We use streets every day and yet we rarely think about them unless they remain unplowed, potholed or closed — which happens all too often in the Twin Cities. Weather has a lot to do with why our streets take such a beating, but our development patterns since World War II also have a lot to do with why we have such a hard time maintaining them.
That point became clear when Joe Minicozzi came to town a couple of weeks ago. The principal of Urban3, an urban planning consulting firm in Asheville, N.C., Minicozzi has shown communities around the country why they have fallen so far behind in fixing their streets, and his answer differs markedly from much of the rest of the civil engineering community.
The American Society of Civil Engineers (ASCE) gives the nation a “D+” in its annual infrastructure report card, arguing that we spend about half of what we should annually on maintaining roads. The ASCE says government needs to spend more money on infrastructure, a lot more: $3.6 trillion by 2020.

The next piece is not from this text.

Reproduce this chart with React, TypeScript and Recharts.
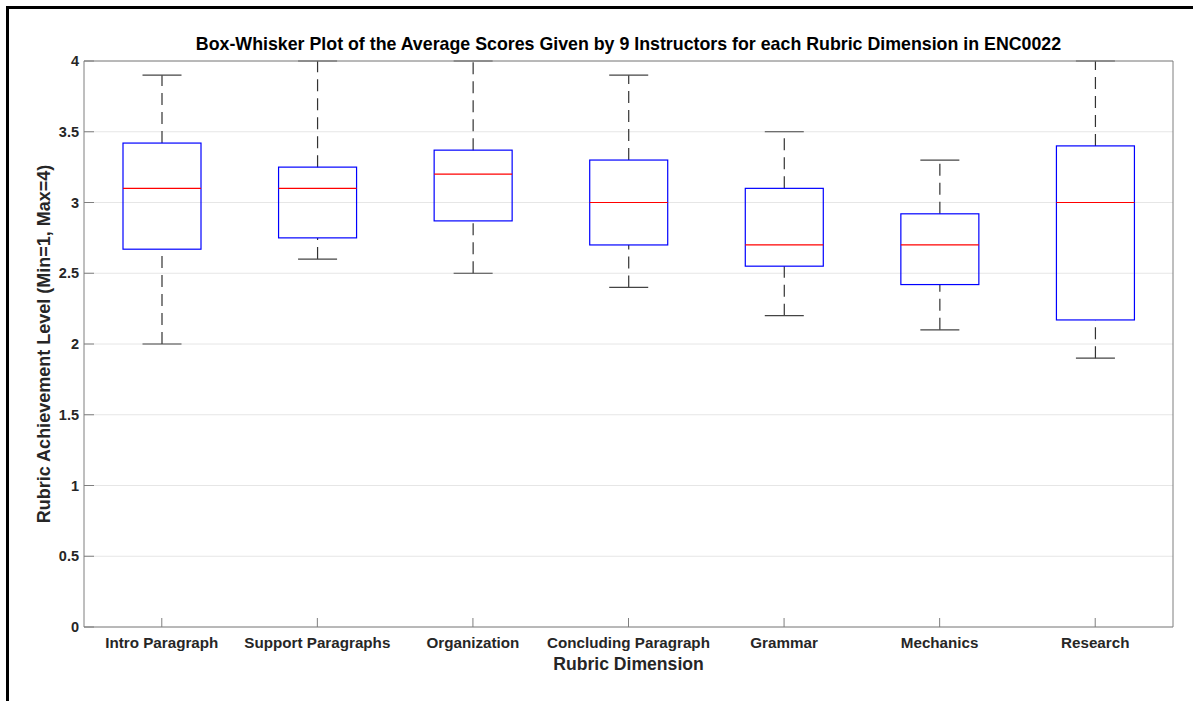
import React from 'react';
import { ComposedChart, Bar, XAxis, YAxis, CartesianGrid } from 'recharts';

const categories = [
  'Intro Paragraph',
  'Support Paragraphs',
  'Organization',
  'Concluding Paragraph',
  'Grammar',
  'Mechanics',
  'Research',
];
const minValues = [2.0, 2.6, 2.5, 2.4, 2.2, 2.1, 1.9];
const q1Values = [2.67, 2.75, 2.87, 2.7, 2.55, 2.42, 2.17];
const medianValues = [3.1, 3.1, 3.2, 3.0, 2.7, 2.7, 3.0];
const q3Values = [3.42, 3.25, 3.37, 3.3, 3.1, 2.92, 3.4];
const maxValues = [3.9, 4.0, 4.0, 3.9, 3.5, 3.3, 4.0];
const yTicks = [0, 0.5, 1, 1.5, 2, 2.5, 3, 3.5, 4];

const TITLE =
  'Box-Whisker Plot of the Average Scores Given by 9 Instructors for each Rubric Dimension in ENC0022';
const X_LABEL = 'Rubric Dimension';
const Y_LABEL = 'Rubric Achievement Level (Min=1, Max=4)';

const data = categories.map((name, i) => ({
  name,
  min: minValues[i],
  q1: q1Values[i],
  median: medianValues[i],
  q3: q3Values[i],
  max: maxValues[i],
}));

const FONT = '"Liberation Sans", Arial, Helvetica, sans-serif';
const AXIS = '#7f7f7f';
const TEXT = '#262626';

const BoxShape = (props: any) => {
  const { x, y, width, height, payload } = props;
  if (!payload || !isFinite(y) || !isFinite(height)) return null;
  const { min, q1, median, q3, max } = payload;
  const top = Math.min(y, y + height);
  const bottom = Math.max(y, y + height);
  const span = max - min;
  const toY = (v: number) => bottom - ((bottom - top) * (v - min)) / span;
  const cx = x + width / 2;
  const boxW = width / 2;
  const capW = width / 4;
  const yMin = toY(min);
  const yQ1 = toY(q1);
  const yMed = toY(median);
  const yQ3 = toY(q3);
  const yMax = toY(max);
  return (
    <g>
      <line x1={cx} y1={yMin} x2={cx} y2={yQ1} stroke="#333" strokeWidth={1.2} strokeDasharray="12 7" />
      <line x1={cx} y1={yQ3} x2={cx} y2={yMax} stroke="#333" strokeWidth={1.2} strokeDasharray="12 7" />
      <line x1={cx - capW / 2} x2={cx + capW / 2} y1={yMax} y2={yMax} stroke="#444" strokeWidth={1.2} />
      <line x1={cx - capW / 2} x2={cx + capW / 2} y1={yMin} y2={yMin} stroke="#444" strokeWidth={1.2} />
      <rect x={cx - boxW / 2} y={yQ3} width={boxW} height={yQ1 - yQ3} fill="none" stroke="#0000ff" strokeWidth={1.2} />
      <line x1={cx - boxW / 2} x2={cx + boxW / 2} y1={yMed} y2={yMed} stroke="#ff0000" strokeWidth={1.2} />
    </g>
  );
};

const TitleLabel = (props: any) => {
  const vb = props.viewBox || {};
  return (
    <text
      x={vb.x + vb.width / 2}
      y={vb.y - 10}
      textAnchor="middle"
      fontFamily={FONT}
      fontWeight="bold"
      fontSize={17.8}
      fill="#000"
    >
      {TITLE}
    </text>
  );
};

const XLabel = (props: any) => {
  const vb = props.viewBox || {};
  return (
    <text
      x={vb.x + vb.width / 2}
      y={vb.y + 43}
      textAnchor="middle"
      fontFamily={FONT}
      fontWeight="bold"
      fontSize={17.6}
      fill={TEXT}
    >
      {X_LABEL}
    </text>
  );
};

const YLabel = (props: any) => {
  const vb = props.viewBox || {};
  const cx = vb.x - 33;
  const cy = vb.y + vb.height / 2;
  return (
    <text
      x={cx}
      y={cy}
      transform={`rotate(-90 ${cx} ${cy})`}
      textAnchor="middle"
      fontFamily={FONT}
      fontWeight="bold"
      fontSize={18}
      fill={TEXT}
    >
      {Y_LABEL}
    </text>
  );
};

export default function App() {
  return (
    <div style={{ position: 'absolute', left: 0, top: 0, width: 1193, height: 701, background: '#fff' }}>
      <div
        style={{
          position: 'absolute',
          left: 6,
          top: 6,
          width: 1187,
          height: 695,
          borderLeft: '3px solid #000',
          borderTop: '3px solid #000',
          boxSizing: 'border-box',
        }}
      />
      <div style={{ position: 'absolute', left: 0, top: 0 }}>
        <ComposedChart
          width={1193}
          height={701}
          data={data}
          margin={{ top: 60, right: 19, bottom: 73, left: 83 }}
          barCategoryGap="0%"
          barGap={0}
        >
          <CartesianGrid vertical={false} stroke="#e6e6e6" />
          <XAxis
            dataKey="name"
            xAxisId={0}
            height={1}
            interval={0}
            axisLine={{ stroke: AXIS }}
            tickLine={{ stroke: AXIS }}
            tickSize={-9}
            tickMargin={19}
            tick={{ fill: TEXT, fontSize: 15.2, fontWeight: 'bold', fontFamily: FONT }}
            label={{ content: XLabel }}
          />
          <XAxis
            dataKey="name"
            xAxisId="top"
            orientation="top"
            height={1}
            interval={0}
            axisLine={{ stroke: AXIS }}
            tickLine={{ stroke: AXIS }}
            tickSize={-10}
            tick={false}
            label={{ content: TitleLabel }}
          />
          <YAxis
            yAxisId={0}
            type="number"
            domain={[0, 4]}
            ticks={yTicks}
            interval={0}
            width={1}
            axisLine={{ stroke: AXIS }}
            tickLine={{ stroke: AXIS }}
            tickSize={-10}
            tickMargin={15}
            tick={{ fill: TEXT, fontSize: 14.5, fontWeight: 'bold', fontFamily: FONT }}
            label={{ content: YLabel }}
          />
          <YAxis
            yAxisId="right"
            orientation="right"
            type="number"
            domain={[0, 4]}
            ticks={yTicks}
            interval={0}
            width={1}
            axisLine={{ stroke: AXIS }}
            tickLine={{ stroke: AXIS }}
            tickSize={-10}
            tick={false}
          />
          <Bar
            xAxisId={0}
            yAxisId={0}
            dataKey={(d: any) => [d.min, d.max]}
            shape={BoxShape}
            isAnimationActive={false}
          />
        </ComposedChart>
      </div>
    </div>
  );
}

Minicozzi sees the situation differently. He shows how our poorly maintained streets stem largely from the low-density developments that arose in this country over the past 70 years, resulting in an enormous mismatch between the cost of fixing our extensive infrastructure and the taxes generated by sprawl. He makes his case with compelling three-dimensional maps of the data, showing the extent and depth of the problem in all but the most built-up parts of our cities.
How did we get in such a fix? Before World War II, communities remained relatively compact and built streets in an incremental fashion, as development occurred, with enough density and mix of uses to generate the tax revenue needed to fix the roads in the future.

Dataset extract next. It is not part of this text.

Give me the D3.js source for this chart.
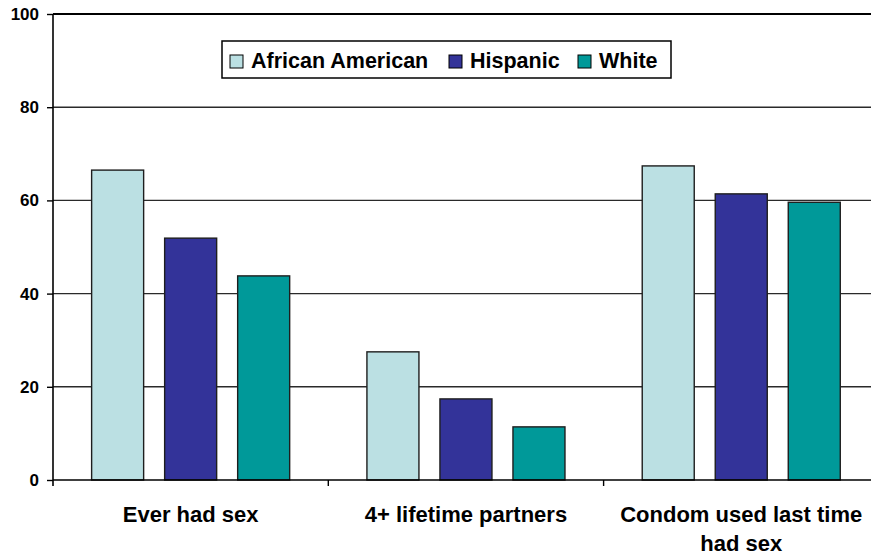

After the war, large-scale suburban development led to a vast increase in the amount of infrastructure needed to serve these low-density communities. Developers buried the initial cost of infrastructure in the sale of buildings and properties and then handed the roads and sewers over to the municipalities to own and maintain.
That worked well as long as the new infrastructure needed little repair. Also, as Minicozzi observes, many communities saw this infrastructure not as a liability, but as an asset because developers gave it to them, even though a community cannot sell its roads. Such thinking led cities “to focus on the taxes that might flow from a development without adequately considering the land base they will use up or the costs they will incur,” says Minicozzi.
He calls a community’s land base its “raw material” and the tax base its “product.” Cities have struggled financially by wasting their land base on low-density development and lowering their tax base with too many low-quality buildings. The fiscal health of a city, says Minicozzi, depends on the revenue per acre it receives, and simply put, “dense development produces a greater return to a community than putting tax dollars toward sprawl.”
In a recent analysis of Lafayette, La., Minicozzi’s firm discovered that taxes on the average house in that low-density city generated $150 annually for infrastructure repair, while the actual yearly cost of maintaining the city’s roads and sewers came to $7,150 per household.
In Minnesota, residents often fight rezoning efforts that would increase density. But unless we want dramatically increased taxation or dangerously unrepaired roads and bridges, we have no choice but to increase the revenue per acre that density brings and to use the infrastructure that we have more efficiently.
Suburban communities like Edina, Golden Valley and St. Louis Park have looked to land along commercial and transportation corridors as places to increase density without disturbing existing residential areas. Mixed-used development has sprung up near light-rail stations in Minneapolis and St. Paul. And housing has started to replace surface parking lots — one of the most inefficient uses of our land base — across the Twin Cities.
But we have a long way to go. Overextended infrastructure and the low-density development that it serves puts us at a competitive disadvantage to other cities. The same day that Minicozzi presented to the Urban Land Institute’s Regional Council of Mayors, Peter Frosch, vice president for strategic partnerships at Greater MSP, presented research showing that our region ranked fourth among 12 metropolitan areas in attracting and retaining talented people to help fuel the economy.
While that seemed like a classic case of Minnesota being above average, the three cities ahead of us — San Francisco, Seattle and Boston — all have equal or higher densities, more mixed-use neighborhoods, and more compact footprints than we do. As a result, they have a higher tax base and fewer miles of pavement to maintain, something that we should strive to achieve over time. And we will have one very good measure of our success: the state of repair of our streets.
Thomas Fisher is director of the Metropolitan Design Center at the University of Minnesota.